> _Short problem_
Skip the pictures and quote all of the lines exactly.

> _Source data_
- - - - -

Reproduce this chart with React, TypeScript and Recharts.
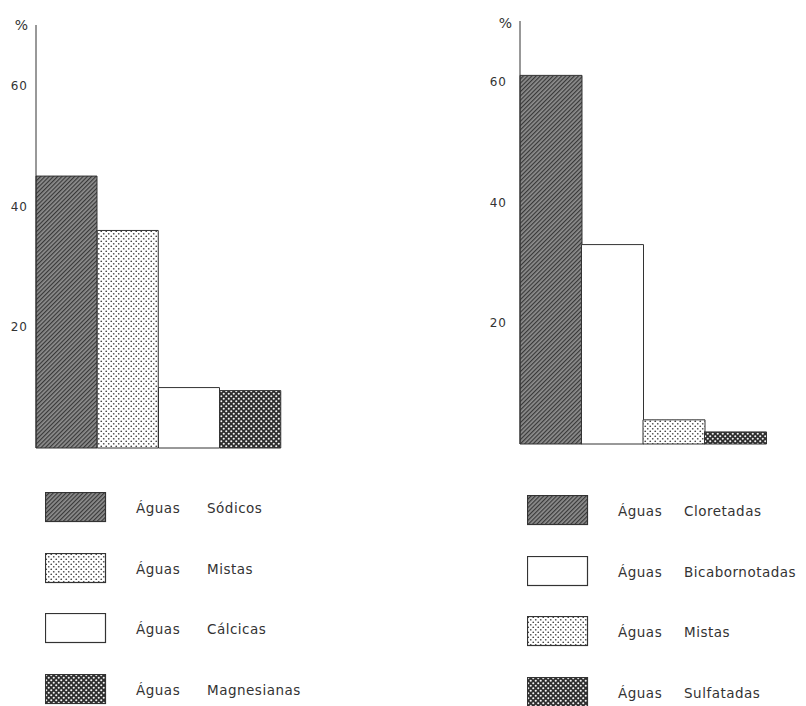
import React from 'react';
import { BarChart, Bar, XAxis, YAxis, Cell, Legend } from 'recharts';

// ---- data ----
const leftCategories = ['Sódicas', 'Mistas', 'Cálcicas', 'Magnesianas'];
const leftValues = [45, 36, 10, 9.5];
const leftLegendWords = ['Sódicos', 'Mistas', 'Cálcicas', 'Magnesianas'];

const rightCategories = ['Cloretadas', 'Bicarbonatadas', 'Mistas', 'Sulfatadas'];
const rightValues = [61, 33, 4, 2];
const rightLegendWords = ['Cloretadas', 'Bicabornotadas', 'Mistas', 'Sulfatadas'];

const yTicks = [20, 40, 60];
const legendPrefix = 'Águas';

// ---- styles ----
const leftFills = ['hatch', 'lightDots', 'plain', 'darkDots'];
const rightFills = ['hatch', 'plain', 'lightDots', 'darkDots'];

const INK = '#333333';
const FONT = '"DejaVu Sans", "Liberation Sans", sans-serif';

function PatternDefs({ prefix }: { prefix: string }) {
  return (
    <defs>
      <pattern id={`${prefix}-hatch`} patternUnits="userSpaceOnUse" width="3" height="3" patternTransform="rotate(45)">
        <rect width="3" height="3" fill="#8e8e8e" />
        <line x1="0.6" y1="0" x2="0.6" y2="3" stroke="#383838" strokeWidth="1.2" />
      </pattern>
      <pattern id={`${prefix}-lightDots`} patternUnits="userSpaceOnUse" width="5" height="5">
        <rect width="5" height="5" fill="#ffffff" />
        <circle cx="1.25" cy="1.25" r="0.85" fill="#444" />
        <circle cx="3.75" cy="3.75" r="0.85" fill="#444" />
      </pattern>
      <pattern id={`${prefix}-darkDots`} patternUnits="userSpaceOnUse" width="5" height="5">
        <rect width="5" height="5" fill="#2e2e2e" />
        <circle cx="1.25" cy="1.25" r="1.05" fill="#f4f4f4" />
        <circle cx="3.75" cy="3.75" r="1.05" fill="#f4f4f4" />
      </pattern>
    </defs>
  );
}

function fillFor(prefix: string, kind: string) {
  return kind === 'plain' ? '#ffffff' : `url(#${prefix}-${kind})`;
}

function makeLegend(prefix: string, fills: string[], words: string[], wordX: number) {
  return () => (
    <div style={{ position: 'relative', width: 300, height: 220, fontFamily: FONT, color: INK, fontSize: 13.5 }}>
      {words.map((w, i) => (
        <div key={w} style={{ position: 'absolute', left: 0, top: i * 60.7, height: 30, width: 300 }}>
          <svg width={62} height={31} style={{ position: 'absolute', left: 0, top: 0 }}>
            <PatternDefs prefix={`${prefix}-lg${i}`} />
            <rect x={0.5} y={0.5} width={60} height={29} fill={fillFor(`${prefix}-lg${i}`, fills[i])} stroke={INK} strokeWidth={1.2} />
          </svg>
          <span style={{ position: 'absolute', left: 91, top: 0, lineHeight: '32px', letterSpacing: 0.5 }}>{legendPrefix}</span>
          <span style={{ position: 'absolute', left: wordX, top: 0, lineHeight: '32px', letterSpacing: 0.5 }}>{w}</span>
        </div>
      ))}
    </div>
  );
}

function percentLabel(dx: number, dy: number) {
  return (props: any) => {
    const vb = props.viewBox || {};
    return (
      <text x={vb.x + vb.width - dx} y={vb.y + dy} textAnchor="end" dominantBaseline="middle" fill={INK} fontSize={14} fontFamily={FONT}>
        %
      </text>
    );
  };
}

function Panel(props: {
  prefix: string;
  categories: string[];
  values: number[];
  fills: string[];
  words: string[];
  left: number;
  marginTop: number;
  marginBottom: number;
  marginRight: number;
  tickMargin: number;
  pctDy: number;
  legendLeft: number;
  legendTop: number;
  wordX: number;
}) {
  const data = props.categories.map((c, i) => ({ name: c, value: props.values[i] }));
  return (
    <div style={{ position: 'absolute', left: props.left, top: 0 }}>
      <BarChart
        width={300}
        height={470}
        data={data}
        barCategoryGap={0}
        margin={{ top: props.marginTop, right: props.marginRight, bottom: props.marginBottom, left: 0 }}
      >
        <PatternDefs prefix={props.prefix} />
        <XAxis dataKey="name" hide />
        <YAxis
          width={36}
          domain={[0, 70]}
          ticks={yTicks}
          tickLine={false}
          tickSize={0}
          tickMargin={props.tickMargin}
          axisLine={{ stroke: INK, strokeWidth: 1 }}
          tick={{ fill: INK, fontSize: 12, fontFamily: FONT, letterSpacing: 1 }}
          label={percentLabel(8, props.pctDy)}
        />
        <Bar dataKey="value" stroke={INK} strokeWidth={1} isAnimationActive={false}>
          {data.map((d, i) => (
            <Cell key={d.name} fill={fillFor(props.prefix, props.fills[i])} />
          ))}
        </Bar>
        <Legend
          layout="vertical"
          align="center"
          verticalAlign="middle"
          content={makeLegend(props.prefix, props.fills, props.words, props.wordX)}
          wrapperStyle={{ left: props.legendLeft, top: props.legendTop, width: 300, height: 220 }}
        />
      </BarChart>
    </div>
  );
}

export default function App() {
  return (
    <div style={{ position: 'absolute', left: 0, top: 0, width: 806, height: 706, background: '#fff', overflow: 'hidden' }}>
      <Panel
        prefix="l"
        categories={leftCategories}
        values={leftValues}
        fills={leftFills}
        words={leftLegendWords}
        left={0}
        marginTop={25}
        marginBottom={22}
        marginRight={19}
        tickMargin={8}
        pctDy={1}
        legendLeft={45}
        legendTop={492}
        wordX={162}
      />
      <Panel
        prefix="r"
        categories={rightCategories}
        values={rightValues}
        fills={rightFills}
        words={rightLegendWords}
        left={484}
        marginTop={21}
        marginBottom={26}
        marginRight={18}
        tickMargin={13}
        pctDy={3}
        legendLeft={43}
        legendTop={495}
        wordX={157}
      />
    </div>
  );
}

- - - - -

> _Result for this exercise_
Reproduce this chart with React, TypeScript and Recharts.
import React from 'react';
import { BarChart, Bar, XAxis, YAxis, Cell, Legend } from 'recharts';

// ---- data ----
const leftCategories = ['Sódicas', 'Mistas', 'Cálcicas', 'Magnesianas'];
const leftValues = [45, 36, 10, 9.5];
const leftLegendWords = ['Sódicos', 'Mistas', 'Cálcicas', 'Magnesianas'];

const rightCategories = ['Cloretadas', 'Bicarbonatadas', 'Mistas', 'Sulfatadas'];
const rightValues = [61, 33, 4, 2];
const rightLegendWords = ['Cloretadas', 'Bicabornotadas', 'Mistas', 'Sulfatadas'];

const yTicks = [20, 40, 60];
const legendPrefix = 'Águas';

// ---- styles ----
const leftFills = ['hatch', 'lightDots', 'plain', 'darkDots'];
const rightFills = ['hatch', 'plain', 'lightDots', 'darkDots'];

const INK = '#333333';
const FONT = '"DejaVu Sans", "Liberation Sans", sans-serif';

function PatternDefs({ prefix }: { prefix: string }) {
  return (
    <defs>
      <pattern id={`${prefix}-hatch`} patternUnits="userSpaceOnUse" width="3" height="3" patternTransform="rotate(45)">
        <rect width="3" height="3" fill="#8e8e8e" />
        <line x1="0.6" y1="0" x2="0.6" y2="3" stroke="#383838" strokeWidth="1.2" />
      </pattern>
      <pattern id={`${prefix}-lightDots`} patternUnits="userSpaceOnUse" width="5" height="5">
        <rect width="5" height="5" fill="#ffffff" />
        <circle cx="1.25" cy="1.25" r="0.85" fill="#444" />
        <circle cx="3.75" cy="3.75" r="0.85" fill="#444" />
      </pattern>
      <pattern id={`${prefix}-darkDots`} patternUnits="userSpaceOnUse" width="5" height="5">
        <rect width="5" height="5" fill="#2e2e2e" />
        <circle cx="1.25" cy="1.25" r="1.05" fill="#f4f4f4" />
        <circle cx="3.75" cy="3.75" r="1.05" fill="#f4f4f4" />
      </pattern>
    </defs>
  );
}

function fillFor(prefix: string, kind: string) {
  return kind === 'plain' ? '#ffffff' : `url(#${prefix}-${kind})`;
}

function makeLegend(prefix: string, fills: string[], words: string[], wordX: number) {
  return () => (
    <div style={{ position: 'relative', width: 300, height: 220, fontFamily: FONT, color: INK, fontSize: 13.5 }}>
      {words.map((w, i) => (
        <div key={w} style={{ position: 'absolute', left: 0, top: i * 60.7, height: 30, width: 300 }}>
          <svg width={62} height={31} style={{ position: 'absolute', left: 0, top: 0 }}>
            <PatternDefs prefix={`${prefix}-lg${i}`} />
            <rect x={0.5} y={0.5} width={60} height={29} fill={fillFor(`${prefix}-lg${i}`, fills[i])} stroke={INK} strokeWidth={1.2} />
          </svg>
          <span style={{ position: 'absolute', left: 91, top: 0, lineHeight: '32px', letterSpacing: 0.5 }}>{legendPrefix}</span>
          <span style={{ position: 'absolute', left: wordX, top: 0, lineHeight: '32px', letterSpacing: 0.5 }}>{w}</span>
        </div>
      ))}
    </div>
  );
}

function percentLabel(dx: number, dy: number) {
  return (props: any) => {
    const vb = props.viewBox || {};
    return (
      <text x={vb.x + vb.width - dx} y={vb.y + dy} textAnchor="end" dominantBaseline="middle" fill={INK} fontSize={14} fontFamily={FONT}>
        %
      </text>
    );
  };
}

function Panel(props: {
  prefix: string;
  categories: string[];
  values: number[];
  fills: string[];
  words: string[];
  left: number;
  marginTop: number;
  marginBottom: number;
  marginRight: number;
  tickMargin: number;
  pctDy: number;
  legendLeft: number;
  legendTop: number;
  wordX: number;
}) {
  const data = props.categories.map((c, i) => ({ name: c, value: props.values[i] }));
  return (
    <div style={{ position: 'absolute', left: props.left, top: 0 }}>
      <BarChart
        width={300}
        height={470}
        data={data}
        barCategoryGap={0}
        margin={{ top: props.marginTop, right: props.marginRight, bottom: props.marginBottom, left: 0 }}
      >
        <PatternDefs prefix={props.prefix} />
        <XAxis dataKey="name" hide />
        <YAxis
          width={36}
          domain={[0, 70]}
          ticks={yTicks}
          tickLine={false}
          tickSize={0}
          tickMargin={props.tickMargin}
          axisLine={{ stroke: INK, strokeWidth: 1 }}
          tick={{ fill: INK, fontSize: 12, fontFamily: FONT, letterSpacing: 1 }}
          label={percentLabel(8, props.pctDy)}
        />
        <Bar dataKey="value" stroke={INK} strokeWidth={1} isAnimationActive={false}>
          {data.map((d, i) => (
            <Cell key={d.name} fill={fillFor(props.prefix, props.fills[i])} />
          ))}
        </Bar>
        <Legend
          layout="vertical"
          align="center"
          verticalAlign="middle"
          content={makeLegend(props.prefix, props.fills, props.words, props.wordX)}
          wrapperStyle={{ left: props.legendLeft, top: props.legendTop, width: 300, height: 220 }}
        />
      </BarChart>
    </div>
  );
}

export default function App() {
  return (
    <div style={{ position: 'absolute', left: 0, top: 0, width: 806, height: 706, background: '#fff', overflow: 'hidden' }}>
      <Panel
        prefix="l"
        categories={leftCategories}
        values={leftValues}
        fills={leftFills}
        words={leftLegendWords}
        left={0}
        marginTop={25}
        marginBottom={22}
        marginRight={19}
        tickMargin={8}
        pctDy={1}
        legendLeft={45}
        legendTop={492}
        wordX={162}
      />
      <Panel
        prefix="r"
        categories={rightCategories}
        values={rightValues}
        fills={rightFills}
        words={rightLegendWords}
        left={484}
        marginTop={21}
        marginBottom={26}
        marginRight={18}
        tickMargin={13}
        pctDy={3}
        legendLeft={43}
        legendTop={495}
        wordX={157}
      />
    </div>
  );
}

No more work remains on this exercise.